Closing statements began with Tavizon. "In 1985, I started my law enforcement career. I spent 10 years in management. I believe I am the correct individual to lead the Sheriff's Department. I will do my best to fight drugs and property crime."

Gomez said he believes he has the experience because of his time in the military and in law enforcement. "I have had to lead by example, with accountability and consistency. There should be transparency between the sheriff and the public."

Dow said she has invested time and energy in improving the state. "On every bill, I ask myself if it aligns with the U.S. Constitution. I ask how the bill impacts the residents of District 38. I reach out to the residents impacted by the bill and ask them how they feel about it. I make an informed decision for the best for the citizens of New Mexico and the district. As long as I am your representative, you can count on me to be your voice in Santa Fe, as a common-sense legislator, for less regulation, for improving our schools, for combatting crime and ending poverty."

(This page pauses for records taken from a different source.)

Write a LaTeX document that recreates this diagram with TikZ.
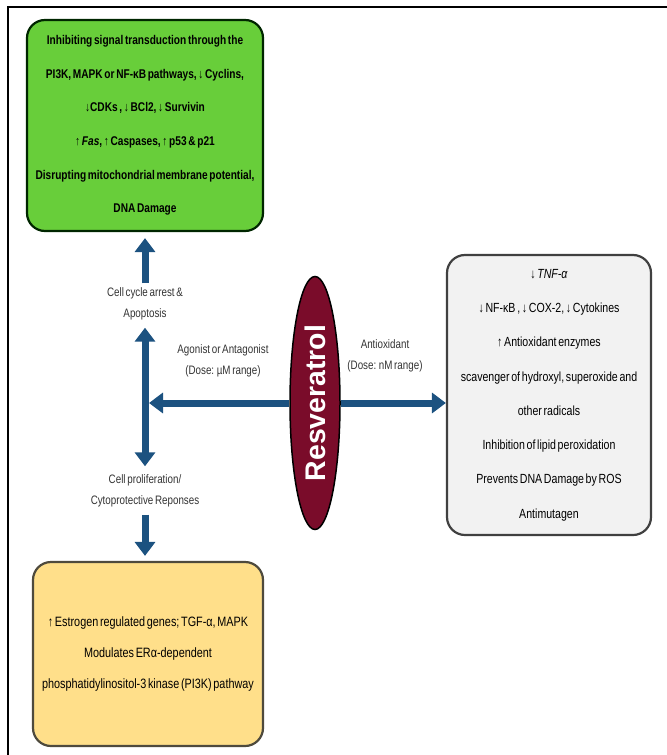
\documentclass[tikz,border=0pt]{standalone}
\usepackage{fontspec}
\setmainfont{Liberation Sans}
\newfontfamily\narrowsf[FakeStretch=0.8]{Liberation Sans}
\newcommand\tightsp{\spaceskip=0.17em plus 0.05em minus 0.03em\relax}
\usetikzlibrary{arrows.meta,positioning,shapes.geometric}
\definecolor{arrowblue}{RGB}{28,82,128}
\definecolor{cellgreen}{RGB}{104,206,58}
\definecolor{antigray}{RGB}{242,242,242}
\definecolor{estroyellow}{RGB}{255,223,138}
\definecolor{resmaroon}{RGB}{122,12,42}

\begin{document}
\begin{tikzpicture}[x=1bp, y=-1bp, >={Triangle[width=20bp,length=14bp]},
    box/.style={draw, line width=2.2bp, rounded corners=18bp, align=flush center, inner sep=0pt},
    lbl/.style={font=\narrowsf\tightsp\fontsize{12.3}{21}\selectfont, align=center, text=black!80},
    flow/.style={draw=arrowblue, line width=7bp}]
    \useasboundingbox (0,0) rectangle (667,755);
    \draw[line width=2.5bp] (8,760) -- (8,7) -- (670,7);

    % the three effect boxes
    \node[box, fill=cellgreen, draw=black!85!green, minimum width=236bp, minimum height=211bp, text width=234bp,
        font=\narrowsf\bfseries\tightsp\fontsize{12.7}{33.8}\selectfont] (arrest) at (145,125.5)
        {Inhibiting signal transduction through the\\
         PI3K, MAPK or NF-κB pathways, ↓ Cyclins,\\
         ↓CDKs , ↓ BCl2, ↓ Survivin\\
         ↑ \textit{Fas}, ↑ Caspases, ↑ p53 \& p21\\
         Disrupting mitochondrial membrane potential,\\
         DNA Damage};
    \node[box, fill=antigray, draw=black!75, minimum width=204bp, minimum height=280bp, text width=202bp,
        font=\narrowsf\tightsp\fontsize{13.3}{34.4}\selectfont] (antiox) at (549,395)
        {↓ \textit{TNF-α}\\
         ↓ NF-κB , ↓ COX-2, ↓ Cytokines\\
         ↑ Antioxidant enzymes\\
         scavenger of hydroxyl, superoxide and\\
         other radicals\\
         Inhibition of lipid peroxidation\\
         Prevents DNA Damage by ROS\\
         Antimutagen};
    \node[box, fill=estroyellow, draw=black!80!yellow, minimum width=230bp, minimum height=184bp, text width=228bp,
        font=\narrowsf\tightsp\fontsize{13.6}{31}\selectfont] (estro) at (148,654)
        {↑ Estrogen regulated genes; TGF-α, MAPK\\
         Modulates ERα-dependent\\
         phosphatidylinositol-3 kinase (PI3K) pathway};

    % resveratrol
    \node[ellipse, draw, line width=1.5bp, fill=resmaroon, rotate=90, minimum width=253bp, minimum height=50bp,
        inner sep=0pt, text=white, font=\bfseries\fontsize{28.5}{30}\selectfont] (res) at (315,403) {Resveratrol};

    % labels
    \node[lbl] (apop) at (145,304) {Cell cycle arrest \&\\Apoptosis};
    \node[lbl] (prolif) at (145,491) {Cell proliferation/\\Cytoprotective Reponses};
    \node[lbl] (agon) at (223,361) {Agonist or Antagonist\\(Dose: µM range)};
    \node[lbl] (antilbl) at (385,356) {Antioxidant\\(Dose: nM range)};
    \coordinate (hub) at (149,403);

    % arrows
    \draw[flow, ->, shorten <=1bp, shorten >=6bp] (apop.north) -- (apop.north |- arrest.south);
    \draw[flow, <->, shorten <=4bp, shorten >=5bp] (apop.south) -- (prolif.north);
    \draw[flow, ->] (res) -- (hub);
    \draw[flow, ->] (res) -- (res -| antiox.west);
    \draw[flow, ->, shorten <=4bp, shorten >=5bp] (prolif.south) -- (prolif.south |- estro.north);
\end{tikzpicture}
\end{document}
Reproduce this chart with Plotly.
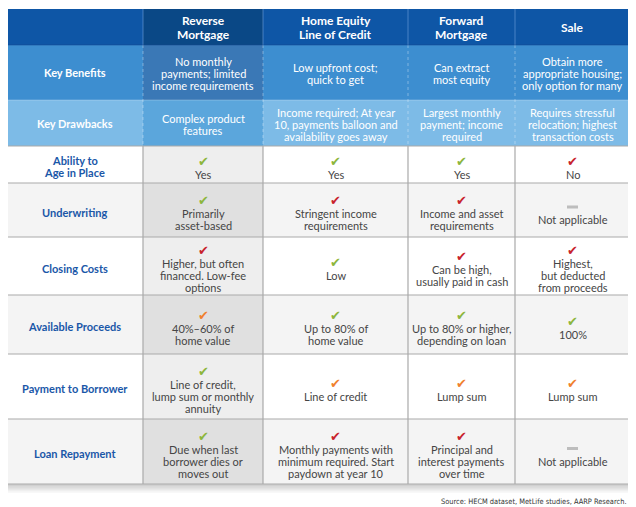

Whitlock said the community and the district "mean the world to me. I don't think the way we are headed is in the right direction. I see so many things that need to be changed. My heart is in this district to make it a better place for all of us to live in. I consider Rebecca Dow a friend. We get along great, but tonight showed our differences and how we would treat the district differently. Think about who you would like representing your district."

Martinez said he has spent 16 years in local government. "My background from serving as mayor, councilor and county commissioner has opened my eyes to needs across district 39 and the state. We still have areas in the state where people have no running water, no wastewater treatment facilities. We need to look at the small communities to help improve the infrastructure. It is important for us to move ahead."